As the leader, pastor, director, whatever – it is our responsibility to have the right people involved at the right time.  Tomorrow is probably not the right time.  After the event or decision is not the right time.  It is difficult and hard work to have conversations where you might not get your way before the event happens.  The old saying of, “It is easier to ask for forgiveness than for permission,” is funny and stupid.  Don’t be that guy.  You will not last long and you will not make a difference.

Ministry Tip: Make Only The News That You Intend To Make

I was listening to a podcast a few days ago and heard a fantastic line, “Make only the news that you intend to make.”  It was used when discussing a hearing that a public figure made concerning some sensitive and important information.

I wonder how often I succeed in, “making only the news that I intend to make,” in the meetings I attend and lead.  How often do I muddy the waters by interjecting unhelpful comment?  How often to I sidetrack our intended purpose by offering up an opinion that will get more “press” the following week than the original objective of the meeting?  Make only the news that you intend to make…I couldn’t have said it better.

Ministry Tip: Always Tell The Story

People want to know why.  They want to know WHY you think you should create a new program.  They want to know WHY you believe it is time to end a ministry that used to be so powerful.  They want to know WHY you are sure it is time to pivot and change course.  People aren’t thinking about the thing you are planning or plotting as much as you are and have been – it is all new to them.  And they want to know why they should care…

When people want to know why, tell a story.  Tell them why by painting a picture of a preferred future. Tell them about someone who could benefit from this new idea.  Tell them a story.  People aren’t moved by data or motivated by “this other church I heard is doing it…”  They are excited by stories.  Tell them some.

 

Ministry Tip: Stop Being Yourself

I don’t always recommend this – but stop being yourself!  Let me unpack that.  Stop being yourself, when you want to understand someone else.  Most of us grew up hearing the expression, “walk a mile in their shoes.”  In ministry and life, we often need to see something from someone else’s perspective.  That is actually a pretty solid adage.   But it still has one obstacle in understanding someone else – us.  We are still imagining and envisioning the world from their perspective but with our history.   I heard Reggie Joiner say it this way at Orange Conference in 2016,  “Empathy is the ability to press pause on your own thoughts and feelings long enough to understand someone else’s.”  To imagine what they are feeling, we have to be able to stop being ourselves.  To press pause on ourselves and consider the issue as the other person.  Can you stop being yourself long enough to be someone else?  It is important if you want to understand those around you.

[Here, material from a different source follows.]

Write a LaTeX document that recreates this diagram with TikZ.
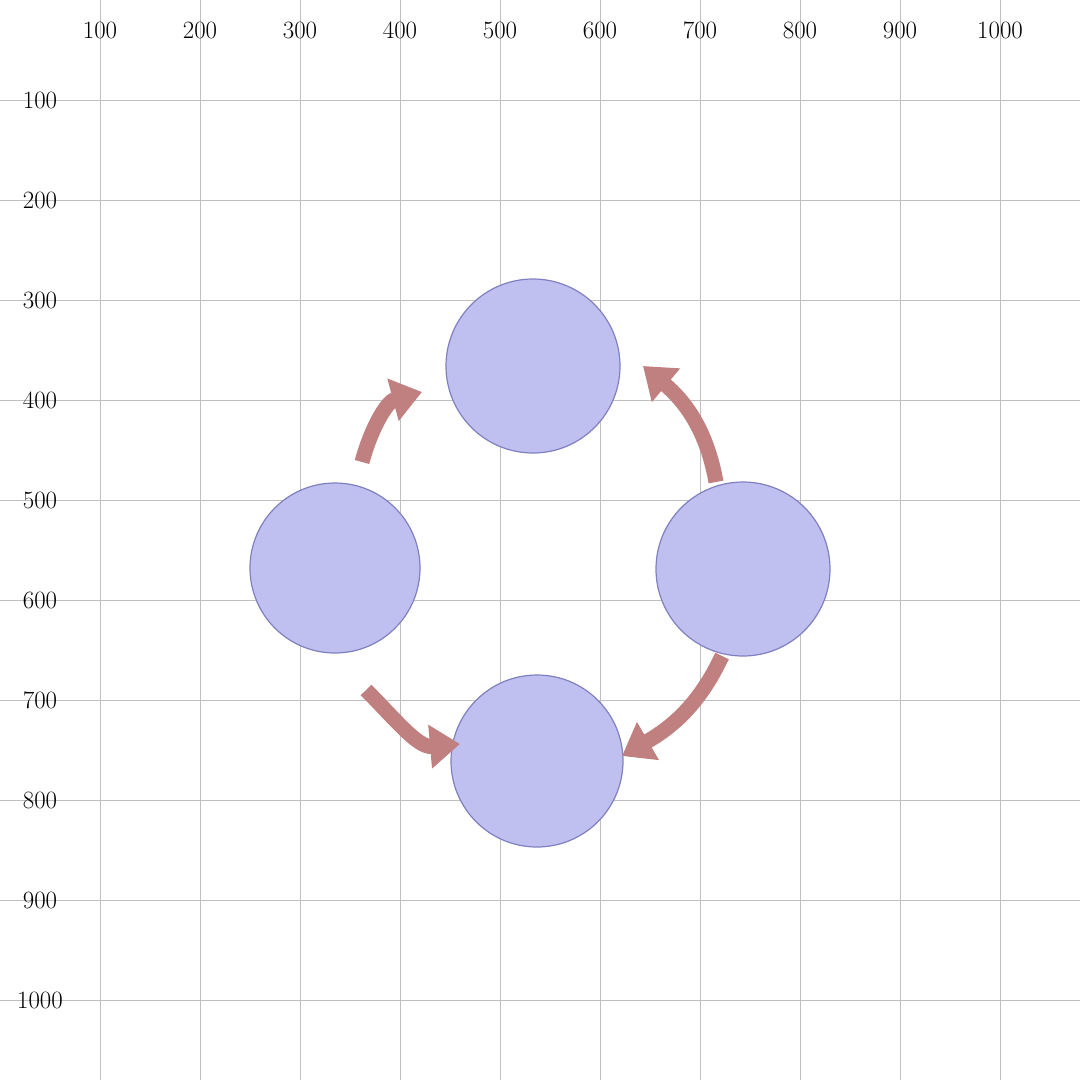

Ministry Tip: Don’t Think Alone

I recently bumped into a ministry situation that had me stumped.  I didn’t know what to do.  This is typical for some of us pastors.  But the one thing that I know how to do is phone a friend.  So, I called a pastor friend who has been through a similar situation.  As I reflected on the solution I was reminded a valuable lesson – I should not think alone.  It rarely is the best option.  Get others involved in your processing so you find the best outcome.